→ **RAW DATA**
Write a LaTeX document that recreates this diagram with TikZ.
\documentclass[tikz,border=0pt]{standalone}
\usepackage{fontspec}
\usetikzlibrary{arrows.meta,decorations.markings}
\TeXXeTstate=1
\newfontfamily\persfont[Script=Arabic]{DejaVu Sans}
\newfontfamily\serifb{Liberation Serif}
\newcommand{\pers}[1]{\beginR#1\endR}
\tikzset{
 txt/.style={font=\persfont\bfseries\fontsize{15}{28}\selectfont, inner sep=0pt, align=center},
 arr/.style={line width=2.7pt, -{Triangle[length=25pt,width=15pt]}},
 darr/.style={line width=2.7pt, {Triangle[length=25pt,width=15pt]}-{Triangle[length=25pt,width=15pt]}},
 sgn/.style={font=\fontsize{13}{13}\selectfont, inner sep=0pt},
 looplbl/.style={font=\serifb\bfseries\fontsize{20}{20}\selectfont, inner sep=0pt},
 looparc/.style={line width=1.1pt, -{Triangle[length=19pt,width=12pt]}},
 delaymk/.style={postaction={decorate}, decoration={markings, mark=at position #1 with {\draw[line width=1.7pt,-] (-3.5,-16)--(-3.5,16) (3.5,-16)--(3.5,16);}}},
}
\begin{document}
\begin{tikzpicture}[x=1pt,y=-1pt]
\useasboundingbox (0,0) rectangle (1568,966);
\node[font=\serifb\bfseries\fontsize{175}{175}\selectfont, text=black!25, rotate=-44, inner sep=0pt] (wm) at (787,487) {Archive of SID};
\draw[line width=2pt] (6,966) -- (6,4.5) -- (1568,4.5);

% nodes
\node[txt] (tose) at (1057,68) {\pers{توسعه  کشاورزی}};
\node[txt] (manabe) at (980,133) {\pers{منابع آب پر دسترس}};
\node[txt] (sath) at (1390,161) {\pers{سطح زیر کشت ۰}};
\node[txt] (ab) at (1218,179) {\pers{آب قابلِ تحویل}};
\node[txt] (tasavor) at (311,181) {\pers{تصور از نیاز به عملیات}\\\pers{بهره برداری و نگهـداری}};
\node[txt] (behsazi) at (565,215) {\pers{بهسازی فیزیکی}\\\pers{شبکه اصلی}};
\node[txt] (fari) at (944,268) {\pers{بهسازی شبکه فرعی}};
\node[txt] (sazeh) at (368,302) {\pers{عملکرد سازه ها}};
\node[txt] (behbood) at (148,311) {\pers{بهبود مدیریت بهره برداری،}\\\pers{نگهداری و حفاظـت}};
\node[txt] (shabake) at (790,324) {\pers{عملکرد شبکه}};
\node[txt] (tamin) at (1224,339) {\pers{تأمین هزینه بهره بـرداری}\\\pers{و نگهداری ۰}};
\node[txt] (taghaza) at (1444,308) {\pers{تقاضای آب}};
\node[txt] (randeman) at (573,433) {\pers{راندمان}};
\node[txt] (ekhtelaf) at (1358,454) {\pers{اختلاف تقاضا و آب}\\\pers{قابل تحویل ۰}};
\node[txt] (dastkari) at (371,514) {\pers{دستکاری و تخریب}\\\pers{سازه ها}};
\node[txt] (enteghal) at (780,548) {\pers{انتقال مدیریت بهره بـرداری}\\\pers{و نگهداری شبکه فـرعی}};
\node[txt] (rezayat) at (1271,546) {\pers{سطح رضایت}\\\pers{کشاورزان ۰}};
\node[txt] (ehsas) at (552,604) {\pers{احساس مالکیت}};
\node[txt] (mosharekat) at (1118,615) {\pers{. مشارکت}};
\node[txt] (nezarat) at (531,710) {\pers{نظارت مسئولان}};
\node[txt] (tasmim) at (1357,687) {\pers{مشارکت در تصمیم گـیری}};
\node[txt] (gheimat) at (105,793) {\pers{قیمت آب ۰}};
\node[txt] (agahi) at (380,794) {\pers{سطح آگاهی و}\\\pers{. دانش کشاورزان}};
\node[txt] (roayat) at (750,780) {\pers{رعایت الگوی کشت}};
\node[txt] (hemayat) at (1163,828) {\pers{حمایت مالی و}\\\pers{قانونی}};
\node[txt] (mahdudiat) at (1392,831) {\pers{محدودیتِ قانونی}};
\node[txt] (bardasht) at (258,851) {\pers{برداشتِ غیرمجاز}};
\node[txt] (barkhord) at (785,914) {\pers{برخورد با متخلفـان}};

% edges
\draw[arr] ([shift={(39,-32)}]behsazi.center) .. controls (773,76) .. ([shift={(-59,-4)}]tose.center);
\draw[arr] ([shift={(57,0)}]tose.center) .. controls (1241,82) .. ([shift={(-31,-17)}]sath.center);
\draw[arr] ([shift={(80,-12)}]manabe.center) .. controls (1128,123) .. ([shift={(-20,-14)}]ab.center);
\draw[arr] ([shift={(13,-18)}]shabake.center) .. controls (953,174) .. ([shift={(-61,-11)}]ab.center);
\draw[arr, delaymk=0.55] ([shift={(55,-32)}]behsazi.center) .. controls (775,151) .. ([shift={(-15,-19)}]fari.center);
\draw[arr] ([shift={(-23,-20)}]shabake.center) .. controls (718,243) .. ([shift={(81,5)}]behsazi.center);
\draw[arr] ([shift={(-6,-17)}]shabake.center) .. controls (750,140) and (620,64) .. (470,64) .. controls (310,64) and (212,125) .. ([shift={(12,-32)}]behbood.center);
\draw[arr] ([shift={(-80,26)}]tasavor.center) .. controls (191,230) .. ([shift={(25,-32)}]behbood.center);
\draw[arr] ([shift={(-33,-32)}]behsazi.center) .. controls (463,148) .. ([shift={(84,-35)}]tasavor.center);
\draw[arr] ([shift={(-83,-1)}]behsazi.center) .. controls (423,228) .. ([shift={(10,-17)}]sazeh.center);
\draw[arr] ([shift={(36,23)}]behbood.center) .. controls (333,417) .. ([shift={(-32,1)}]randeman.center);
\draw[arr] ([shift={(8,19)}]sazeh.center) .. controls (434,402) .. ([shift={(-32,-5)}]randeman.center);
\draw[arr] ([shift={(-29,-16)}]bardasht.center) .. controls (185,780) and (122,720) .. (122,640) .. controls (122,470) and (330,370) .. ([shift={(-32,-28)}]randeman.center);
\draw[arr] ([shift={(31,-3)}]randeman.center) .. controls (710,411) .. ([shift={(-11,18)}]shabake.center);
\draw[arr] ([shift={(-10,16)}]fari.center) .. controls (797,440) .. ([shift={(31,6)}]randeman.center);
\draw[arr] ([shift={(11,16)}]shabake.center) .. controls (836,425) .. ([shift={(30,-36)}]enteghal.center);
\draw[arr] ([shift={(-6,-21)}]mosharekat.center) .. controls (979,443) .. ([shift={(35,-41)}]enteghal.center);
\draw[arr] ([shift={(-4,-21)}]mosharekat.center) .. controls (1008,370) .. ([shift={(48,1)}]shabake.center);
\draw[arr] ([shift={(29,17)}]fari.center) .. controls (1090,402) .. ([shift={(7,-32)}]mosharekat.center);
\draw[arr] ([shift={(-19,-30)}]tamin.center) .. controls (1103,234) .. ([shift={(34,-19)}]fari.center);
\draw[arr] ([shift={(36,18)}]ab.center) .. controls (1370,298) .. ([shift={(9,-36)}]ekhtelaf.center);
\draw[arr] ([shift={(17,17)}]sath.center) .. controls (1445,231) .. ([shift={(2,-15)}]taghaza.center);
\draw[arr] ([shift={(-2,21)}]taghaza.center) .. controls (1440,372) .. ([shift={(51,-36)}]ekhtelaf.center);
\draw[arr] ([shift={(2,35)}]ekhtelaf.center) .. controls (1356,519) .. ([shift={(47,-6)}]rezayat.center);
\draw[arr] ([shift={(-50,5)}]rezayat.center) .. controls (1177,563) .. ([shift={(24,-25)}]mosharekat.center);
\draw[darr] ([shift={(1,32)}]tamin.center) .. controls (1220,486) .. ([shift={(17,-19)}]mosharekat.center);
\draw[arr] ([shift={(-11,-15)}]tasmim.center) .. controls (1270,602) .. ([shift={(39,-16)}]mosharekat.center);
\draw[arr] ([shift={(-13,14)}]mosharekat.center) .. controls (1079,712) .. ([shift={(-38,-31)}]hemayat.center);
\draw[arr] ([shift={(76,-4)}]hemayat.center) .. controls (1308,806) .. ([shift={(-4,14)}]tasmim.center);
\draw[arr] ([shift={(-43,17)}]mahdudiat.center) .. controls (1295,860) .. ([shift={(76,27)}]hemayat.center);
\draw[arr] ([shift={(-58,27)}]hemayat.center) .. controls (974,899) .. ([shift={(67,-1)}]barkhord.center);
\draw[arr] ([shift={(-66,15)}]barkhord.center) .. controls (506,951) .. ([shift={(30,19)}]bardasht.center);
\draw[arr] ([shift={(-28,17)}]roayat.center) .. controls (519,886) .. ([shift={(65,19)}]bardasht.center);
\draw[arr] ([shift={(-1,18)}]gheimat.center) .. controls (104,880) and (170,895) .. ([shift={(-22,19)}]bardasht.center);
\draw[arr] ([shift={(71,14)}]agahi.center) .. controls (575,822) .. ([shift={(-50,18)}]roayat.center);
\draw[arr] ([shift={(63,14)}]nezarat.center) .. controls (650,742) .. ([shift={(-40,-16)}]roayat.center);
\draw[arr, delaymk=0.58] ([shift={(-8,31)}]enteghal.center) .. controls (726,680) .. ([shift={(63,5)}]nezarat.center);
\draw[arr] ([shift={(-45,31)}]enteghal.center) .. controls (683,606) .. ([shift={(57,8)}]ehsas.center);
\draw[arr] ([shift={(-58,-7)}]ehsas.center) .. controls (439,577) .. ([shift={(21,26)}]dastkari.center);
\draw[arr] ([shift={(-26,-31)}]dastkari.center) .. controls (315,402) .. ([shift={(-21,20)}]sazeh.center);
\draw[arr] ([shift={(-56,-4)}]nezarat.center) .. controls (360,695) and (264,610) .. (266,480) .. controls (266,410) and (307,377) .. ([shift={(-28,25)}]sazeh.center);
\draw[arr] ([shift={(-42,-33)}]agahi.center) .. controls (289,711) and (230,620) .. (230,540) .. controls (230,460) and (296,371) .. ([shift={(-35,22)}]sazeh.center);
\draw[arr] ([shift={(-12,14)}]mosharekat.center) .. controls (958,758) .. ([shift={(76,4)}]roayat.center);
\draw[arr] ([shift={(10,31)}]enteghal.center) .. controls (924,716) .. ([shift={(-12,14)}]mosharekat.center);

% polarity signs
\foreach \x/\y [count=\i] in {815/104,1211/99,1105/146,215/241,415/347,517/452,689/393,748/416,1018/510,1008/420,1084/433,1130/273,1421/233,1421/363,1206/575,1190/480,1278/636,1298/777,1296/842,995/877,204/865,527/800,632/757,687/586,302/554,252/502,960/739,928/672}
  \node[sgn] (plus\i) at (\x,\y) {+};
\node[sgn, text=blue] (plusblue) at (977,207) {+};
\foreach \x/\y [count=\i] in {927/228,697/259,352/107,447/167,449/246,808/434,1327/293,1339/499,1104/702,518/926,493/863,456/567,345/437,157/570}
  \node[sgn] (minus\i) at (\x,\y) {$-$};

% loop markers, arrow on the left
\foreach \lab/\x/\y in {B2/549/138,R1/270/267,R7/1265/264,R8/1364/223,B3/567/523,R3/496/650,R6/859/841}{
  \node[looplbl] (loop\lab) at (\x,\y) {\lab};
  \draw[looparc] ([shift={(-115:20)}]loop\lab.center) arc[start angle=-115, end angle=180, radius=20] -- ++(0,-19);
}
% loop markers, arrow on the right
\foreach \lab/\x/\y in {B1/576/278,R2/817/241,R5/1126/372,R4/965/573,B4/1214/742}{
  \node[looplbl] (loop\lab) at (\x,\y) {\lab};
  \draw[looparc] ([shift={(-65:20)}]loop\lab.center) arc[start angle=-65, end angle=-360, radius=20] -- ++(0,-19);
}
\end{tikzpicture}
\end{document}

→ **WORK TO DO**
Return the opening line of the data and every line after it through the line containing "(6,4.5) -- (1568,4.5);", please, exactly as written and with nothing added.

→ **RESPONSE BELOW**
Write a LaTeX document that recreates this diagram with TikZ.
\documentclass[tikz,border=0pt]{standalone}
\usepackage{fontspec}
\usetikzlibrary{arrows.meta,decorations.markings}
\TeXXeTstate=1
\newfontfamily\persfont[Script=Arabic]{DejaVu Sans}
\newfontfamily\serifb{Liberation Serif}
\newcommand{\pers}[1]{\beginR#1\endR}
\tikzset{
 txt/.style={font=\persfont\bfseries\fontsize{15}{28}\selectfont, inner sep=0pt, align=center},
 arr/.style={line width=2.7pt, -{Triangle[length=25pt,width=15pt]}},
 darr/.style={line width=2.7pt, {Triangle[length=25pt,width=15pt]}-{Triangle[length=25pt,width=15pt]}},
 sgn/.style={font=\fontsize{13}{13}\selectfont, inner sep=0pt},
 looplbl/.style={font=\serifb\bfseries\fontsize{20}{20}\selectfont, inner sep=0pt},
 looparc/.style={line width=1.1pt, -{Triangle[length=19pt,width=12pt]}},
 delaymk/.style={postaction={decorate}, decoration={markings, mark=at position #1 with {\draw[line width=1.7pt,-] (-3.5,-16)--(-3.5,16) (3.5,-16)--(3.5,16);}}},
}
\begin{document}
\begin{tikzpicture}[x=1pt,y=-1pt]
\useasboundingbox (0,0) rectangle (1568,966);
\node[font=\serifb\bfseries\fontsize{175}{175}\selectfont, text=black!25, rotate=-44, inner sep=0pt] (wm) at (787,487) {Archive of SID};
\draw[line width=2pt] (6,966) -- (6,4.5) -- (1568,4.5);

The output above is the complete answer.